Monday, November 15, 2010

Pass the Fat and Calories

I eat a fairly healthy diet – lots of berries and nuts and salads, almost no fried foods, and so on. But I’ve decided not to bother any more because it is clear that it doesn’t matter.

Here’s the thing. It’s obvious that the objective data about diet --- like good nutrition, vitamins and minerals, calories, and so on – are just something I was raised with as part of modern American society.

If I had been born in, say, the Arctic, I’d be promoting whale blubber as a healthy diet. If I’d been born in rural China, I’d be extolling the virtues of vegetables and rice as the way to go. If I’d been born in the United Kingdom, I’d be all about fish and chips.

It gets worse. If I’d been born in a movie theater, I’d be telling people that the best diet for them is popcorn and Raisenets (and gum unstuck from beneath your seats). If I’d been born in a football stadium, I’d be all for a diet of nachos and hot dogs. And if I’d been born in the back of a convenience store, I’d be telling people how good it was for them to consume donuts, potato chips, beer, and energy drinks.

And finally, consider this: The versions of me born in all these places would be mocking this current version of me who thinks that it is all about counting calories and checking nutrition labels. They’d all say that I was just a child of my culture, that I was raised to consider things like nutrition labels and calories, and that there’s no objective basis whatsoever to your selection of diet. It’s just a matter of where you were born and what circumstances you were raised in.
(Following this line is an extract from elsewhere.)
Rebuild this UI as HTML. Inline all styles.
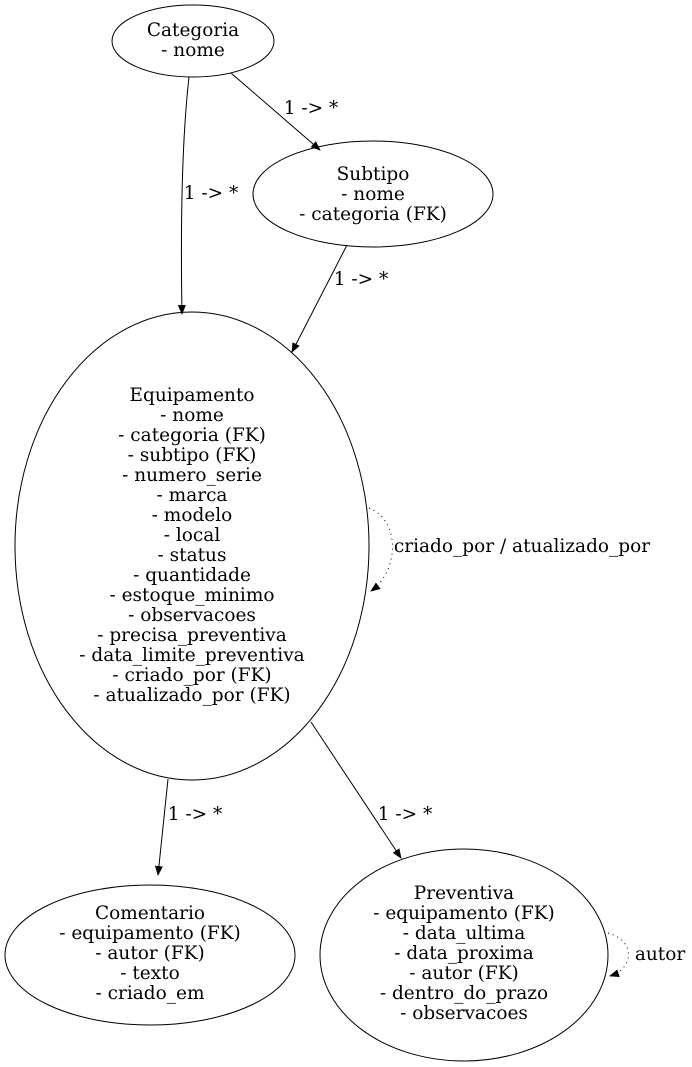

Stupid argument, isn’t it? Then why is the atheist version (eg, “If you were born in Saudi Arabia, you’d be a Muslim”) so popular?

Pretty clearly, because it’s a lot easier to whine about alleged biases than it is to actually argue for or against the objective truth of a religion.

I think I’ll stick with checking the nutrition labels.


  1. And of course the argument is a double-edged sword, because if the atheist had been born in Saudi Arabia, he would likely be a Muslim, too, and not an atheist.

  2. This is a genius response! Though I admit that at first, I was reading this as if you were serious xD If an atheist was born in Stalin's Regime, I guess that means he's going to be immoral too. I'll be sending this to all the goofy atheists that I know.

  3. And of course, we have the age-old joke:

    A young woman teacher with obvious liberal tendencies explains to her class of small children that she is an atheist. She asks her class if they are atheists too. Not really knowing what atheism is but wanting to be like their teacher, their hands explode into the air like fleshy fireworks.
    There is, however, one exception. A beautiful girl named Lucy has not gone along with the crowd. The teacher asks her why she has decided to be different.
    "Because I'm not an atheist."
    Then, asks the teacher, "What are you?"
    "I'm a Christian."
    The teacher is a little perturbed now, her face slightly red. She asks Lucy why she is a Christian.
    "Well, I was brought up knowing and loving Jesus. My mom is a Christian, and my dad is a Christian, so I am a Christian."
    The teacher is now angry. "That's no reason," she says loudly.
    "What if your mom was a moron, and your dad was a moron. What would you be then?"
    She paused, and smiled. "Then," says Lucy, "I'd be an atheist."

  4. "...if the atheist had been born in Saudi Arabia, he would likely be a Muslim, too, and not an atheist."

    Actually, he'd probably be an atheist, but one who believes that the rules of Islam are naturally-occurring, and would loudly be proclaiming that one can be a perfectly good Muslim without believing in Allah.

    Atheists always adopt the moral system of the surrounding culture, and then explain that one can follow that moral system without being of that religion. It somehow never occurs to them that if they hadn't been born surrounded by that religion, they might not have those morals.